On Oct 11, 2012, at 1:10 PM, Ian Hickson <ian at hixie.ch> wrote:

> On Thu, 11 Oct 2012, Mathew Marquis wrote:
>> On Oct 11, 2012, at 12:36 PM, Ian Hickson <ian at hixie.ch> wrote:
>>> On Thu, 11 Oct 2012, Markus Ernst wrote:
>>>> 
>>>> IMHO as an author, the "bandwidth" use case is not solved in a future 
>>>> proof manner
>>> 
>>> It's not solved at all. I didn't attempt to solve it. Before we can 
>>> solve it, we need to figure out how to do so, as discussed here 
>>> (search for "bandwidth one"):
>>> 
>>> http://lists.w3.org/Archives/Public/public-whatwg-archive/2012May/0247.html
>> 
>> The RICG has proposed a solution to dealing with the overarching issue 
>> of bandwidth; it’s described in the following post: 
>> http://www.w3.org/community/respimg/2012/06/18/florians-compromise/
>> 
>> In the interest of keeping relevant information on the list, I’ll 
>> repost the relevant section here:
>> 
>> It would assume a great deal if authors were to make this decision for 
>> the users. It would add a point of failure: we would be taking the 
>> bandwidth information afforded us by the browser, and selectively 
>> applying that information. Some of us may do it wrong; some of us may 
>> find ourselves forced to make a decision as to whether we account for 
>> users with limited bandwidth or not. To not account for it would be, in 
>> my opinion, untenable — I’ve expressed that elsewhere, in no 
>> uncertain terms. I feel that bandwidth decisions are best left to the 
>> browser. The decision to download high vs. standard resolution images 
>> should be made by user agents, depending on the bandwidth available — 
>> and further, I believe there should be a user settable preference for 
>> “always use standard resolution images,” “always use high 
>> resolution images,” ”download high resolution as bandwidth 
>> permits,” and so on. This is the responsibility of browser 
>> implementors, and they largely seem to be in agreement on this.
>> 
>> In discussing the final markup pattern, we have to consider the above. 

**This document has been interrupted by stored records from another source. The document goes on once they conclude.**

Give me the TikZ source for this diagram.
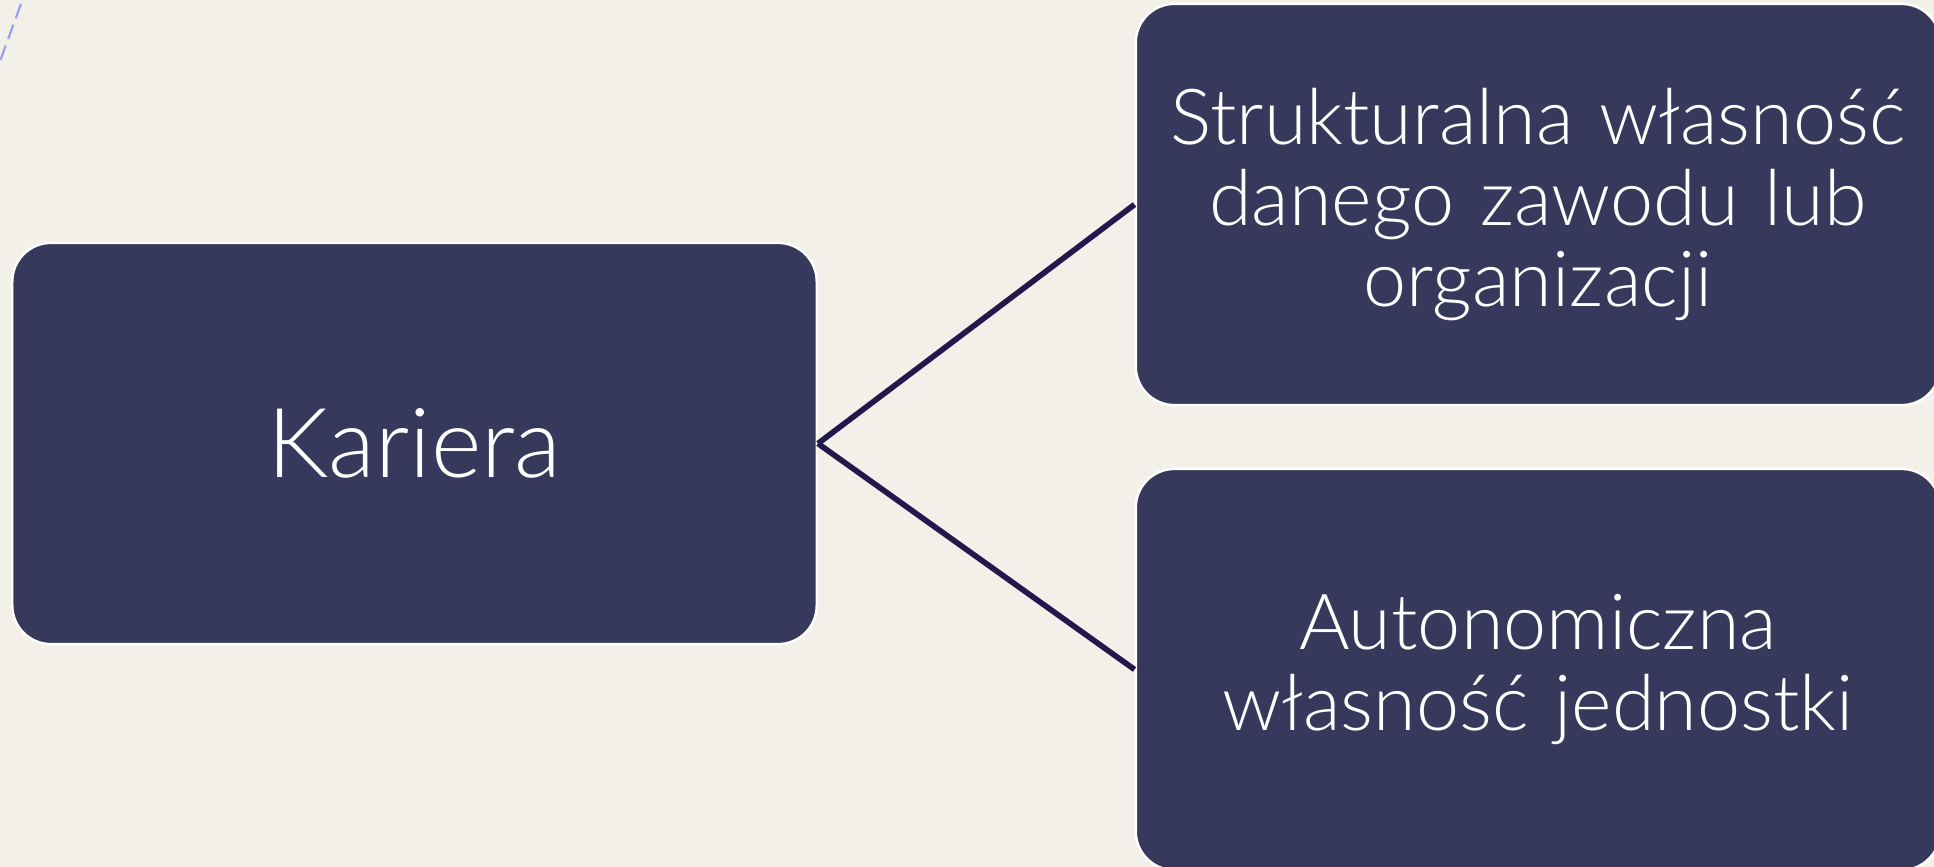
\documentclass[tikz,border=0pt]{standalone}
\usepackage{fontspec}
\setmainfont{Lato}[UprightFont=* Light]
\usepackage{tikz}
\usetikzlibrary{arrows.meta, calc}

\definecolor{pagebg}{HTML}{F3F0EA}
\definecolor{boxfill}{HTML}{36395B}
\definecolor{linkcol}{HTML}{22184C}
\definecolor{dashcol}{HTML}{9A9AEE}

\begin{document}
\begin{tikzpicture}[x=0.01cm, y=-0.01cm,
    box/.style={rounded corners=11pt, fill=boxfill, draw=white, line width=0.7pt,
      minimum width=8.04cm, minimum height=4.01cm, text=white, align=center,
      inner sep=0pt},
    link/.style={draw=linkcol, line width=1.6pt}]
  % Background and page size
  \fill[pagebg] (0,0) rectangle (1934,867);
  \useasboundingbox (0,0) rectangle (1934,867);
  % Decoration in the corner
  \draw[dashcol, line width=0.6pt, dash pattern=on 4.3pt off 2pt] (21,4) -- (-4,72);
  % Boxes
  \node[box, font=\fontsize{27.5}{30}\selectfont] (kariera) at (414.5,443.5) {Kariera};
  \node[box, text width=7.4cm, font=\fontsize{22}{23}\selectfont] (struct) at (1538,204.5)
    {Strukturalna własność\\danego zawodu lub\\organizacji};
  \node[box, text width=7.4cm, font=\fontsize{22}{23}\selectfont] (auton) at (1538,669.5)
    {Autonomiczna\\własność jednostki};
  % Links
  \draw[link] (kariera.east) -- (struct.west);
  \draw[link] (kariera.east) -- (auton.west);
\end{tikzpicture}
\end{document}
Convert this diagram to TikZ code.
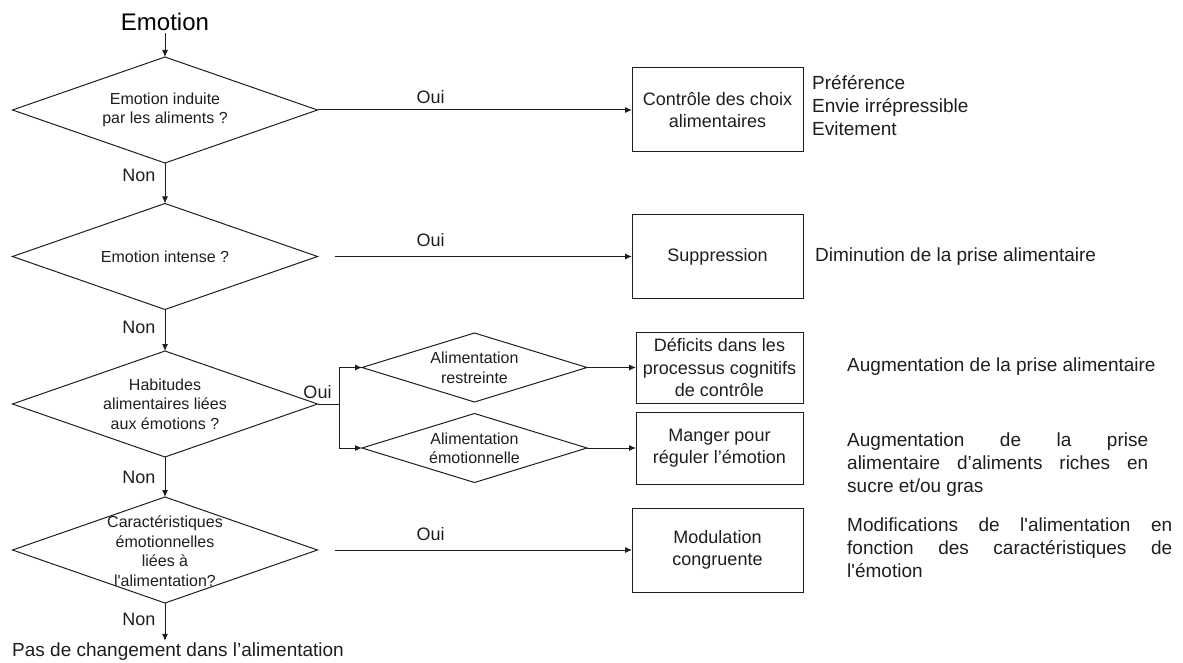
\documentclass[tikz,border=0pt]{standalone}
\usepackage{fontspec}
\setmainfont{Liberation Sans}[Ligatures=TeXOff]
\usetikzlibrary{shapes.geometric,arrows.meta}
\definecolor{ink}{RGB}{30,30,30}
\begin{document}
\begin{tikzpicture}[x=1pt,y=-1pt,
  every node/.style={text=ink},
  conn/.style={draw=ink, line width=1pt},
  arr/.style={conn, -{Latex[length=7pt,width=6pt]}},
  dec/.style={diamond, draw=ink, line width=1pt, minimum width=305pt, minimum height=106pt, inner sep=0pt, outer sep=0pt},
  sdec/.style={diamond, draw=ink, line width=1pt, minimum width=225pt, minimum height=69pt, inner sep=0pt, outer sep=0pt},
  dtxt/.style={align=center, font=\fontsize{16}{19.5}\selectfont, inner sep=0pt},
  rbox/.style={draw=ink, line width=1pt, align=center, font=\fontsize{18}{22.5}\selectfont, inner sep=0pt, outer sep=0pt},
  lbl/.style={font=\fontsize{18}{21}\selectfont, inner sep=0pt},
  rtxt/.style={anchor=west, align=left, font=\fontsize{19}{23}\selectfont, inner sep=0pt},
]
\useasboundingbox (0,0) rectangle (1183,663);

% title
\node[font=\fontsize{24}{28}\selectfont, inner sep=0pt, text=black] (title) at (165,22) {Emotion};

% main decisions
\node[dec] (d1) at (165,110) {};
\node[dtxt] (t1) at (165,110) {Emotion induite\\par les aliments ?};
\node[dec] (d2) at (165,256.5) {};
\node[dtxt] (t2) at (165,257) {Emotion intense ?};
\node[dec] (d3) at (165,404) {};
\node[dtxt] (t3) at (165,404) {Habitudes\\alimentaires liées\\aux émotions ?};
\node[dec] (d4) at (165,550) {};
\node[dtxt] (t4) at (165,551) {Caractéristiques\\émotionnelles\\liées à\\l'alimentation?};

% sub decisions
\node[sdec] (s1) at (474.5,367.5) {};
\node[dtxt] (st1) at (474.5,368) {Alimentation\\restreinte};
\node[sdec] (s2) at (474.5,448) {};
\node[dtxt] (st2) at (474.5,448.5) {Alimentation\\émotionnelle};

% boxes
\node[rbox, minimum width=171pt, minimum height=84pt] (b1) at (717.5,110) {Contrôle des choix\\alimentaires};
\node[rbox, minimum width=171pt, minimum height=83pt] (b2) at (717.5,256.5) {Suppression};
\node[rbox, minimum width=167pt, minimum height=71pt] (b3) at (719.5,367.5) {Déficits dans les\\processus cognitifs\\de contrôle};
\node[rbox, minimum width=167pt, minimum height=72pt] (b4) at (719.5,448) {Manger pour\\réguler l’émotion};
\node[rbox, minimum width=171pt, minimum height=84pt] (b5) at (717.5,550) {Modulation\\congruente};

% right texts
\node[rtxt] (r1) at (812,106) {Préférence\\Envie irrépressible\\Evitement};
\node[rtxt] (r2) at (815,257) {Diminution de la prise alimentaire};
\node[rtxt] (r3) at (847,367) {Augmentation de la prise alimentaire};
\node[rtxt] (r4) at (847,465) {\makebox[301pt][s]{Augmentation de la prise}\\\makebox[301pt][s]{alimentaire d’aliments riches en}\\sucre et/ou gras};
\node[rtxt] (r5) at (847,548) {\makebox[325pt][s]{Modifications de l'alimentation en}\\\makebox[325pt][s]{fonction des caractéristiques de}\\l'émotion};

% end text
\node[font=\fontsize{19}{22}\selectfont, anchor=west, inner sep=0pt] (endt) at (12,652) {Pas de changement dans l’alimentation};

% connectors
\draw[arr, shorten <=2pt] (title.south) -- (d1.north);
\draw[arr] (d1.south) -- node[lbl, pos=.3, left=9pt] (n1) {Non} (d2.north);
\draw[arr] (d2.south) -- node[lbl, pos=.42, left=9pt] (n2) {Non} (d3.north);
\draw[arr] (d3.south) -- node[lbl, pos=.52, left=9pt] (n3) {Non} (d4.north);
\draw[arr, shorten >=2pt] (d4.south) -- node[lbl, pos=.4, left=9pt] (n4) {Non} (d4.south |- endt.north);

\draw[arr] (d1.east) -- node[lbl, pos=.36, above=6pt] (o1) {Oui} (b1.west);
\draw[arr, shorten <=17pt] (d2.east) -- node[lbl, pos=.36, above=9pt] (o2) {Oui} (b2.west);
\draw[conn] (d3.east) -- ++(22,0) coordinate (fork);
\node[lbl, above=5pt] (o3) at (d3.east) {Oui};
\draw[arr] (fork) |- (s1.west);
\draw[arr] (fork) |- (s2.west);
\draw[arr] (s1.east) -- (b3.west);
\draw[arr] (s2.east) -- (b4.west);
\draw[arr, shorten <=17pt] (d4.east) -- node[lbl, pos=.36, above=9pt] (o4) {Oui} (b5.west);
\end{tikzpicture}
\end{document}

>> Somewhere, that markup is going to contain a suggestion, rather than an 
>> imperative. srcset affords us that opportunity: a new syntax _designed_ 
>> to be treated as such. I wouldn’t want to introduce that sort of 
>> variance to the media query spec — a syntax long established as a set 
>> of absolutes.
> 
> How does this address the points in the e-mail I cited above?

Where you were stating that you personally had yet to propose a solution to the issue of bandwidth, I thought it might bear mentioning that there has been a fair amount of discussion around the issue. I apologize if I’ve diverged too far from the original topic.